Digression on divination.
And being that, with a princeps educated and studious in all areas of knowledge, malevolent men impute as twisted the arts of foreknowing the future, let us briefly turn our attention upon how this may also add to a wise man, this kind of learning, scarcely trivial.
The spirit of all elements, inasmuch as they are of perennial form, thrives always and everywhere in the stirring of portending, by those things which we aspire to by various teachings, it imparts upon us the gifts of divining : and the essential powers, placated by diverse ceremony, just as if from eternal veins of springs, supply in abundance prophetic words to mortality, over which the divine will of Themis is said to preside, whom theologians of old set alongside Jove, the life-force of quickening, in his bed and throne, she so named by that which Greek discourse calls τεθειμένα (“set in place”), because she fashions to foreknow the decrees fixed by destined law in the future.
Auguries and auspices are not gathered by the will of fowl, unknowing of the future—not even some fool would say that—but god directs the flight of birds, so that singing beaks or wings flying past, by turbulent motion or gentle, might foreshow the future. For the kindness of the divine will, whether because men are merited or because he is touched by their affection, loves also to reveal by these arts what looms.
Likewise, those applied to prophesying innards of cattle, accustomed to be resolved in innumerable forms, they know what happens. The inventor of this teaching, a certain man—Tages by name, so it is told, in regions of Etruria, seemed to emerge suddenly form the earth
Things to come are further revealed on occasion when the hearts of men roil, but divine things are spoken. For the Sun (so the natural philosophers say), mind of the world, scattering our minds from himself like sparks, when he violently ignited them, restored them privy to the future. From this the Sibylls frequently say they blaze with the great burning power of flame. Aside from these, noises of voices signify many things, and happenstance signs, yea even thunder and lightning, and likewise the flashes from the furrough of stars.

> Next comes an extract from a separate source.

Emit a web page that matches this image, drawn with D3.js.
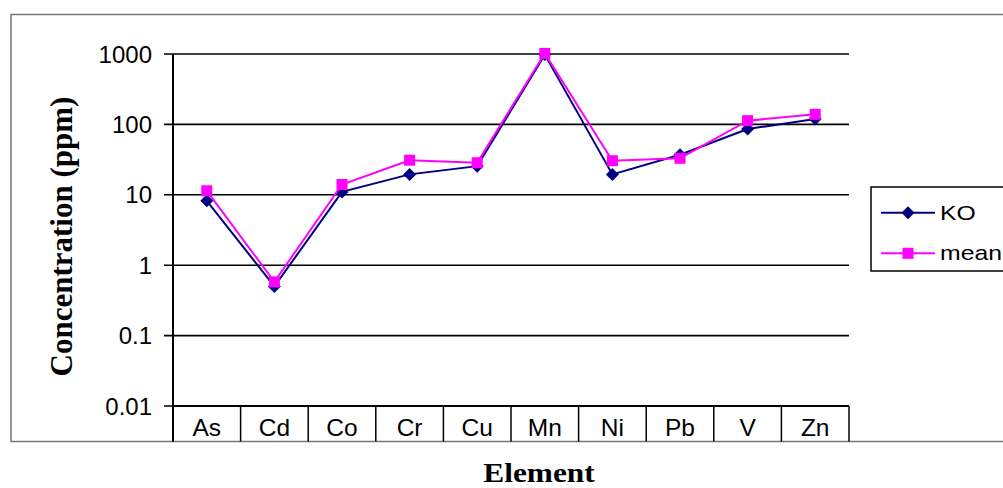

Even the reckonings of dreams would be reliable and undoubted, except the reckoners are sometimes deceived in their conjectures. These (as Aristotle confirms) are fixed at the time, and stable, when with the living sleeping deeply, the pupils of the eyes, turned neither this way nor that, discern most rightly.
An since the common folly often grumbles such things in their ignorant muttering, “If there were some knowledge of foreseeing, why is this man ignorant that he will fall in war, or that one that he will suffer this or that?” let suffice to be said that even the grammarian has sometimes spoken barbarously, and the musician has played off-key, and the doctor was ignorant of remedies; but grammar and music and medicine do not therefore subside. From this, brilliantly, Tullius (among others) also said, “Signs are shown by the gods of future affairs. In these, if anyone should go astray, it is not the nature of the gods but the conjecture of mankind that sins.”
N.B. Tullius is better known today as Cicero. His full name was Marcus Tullius Cicero.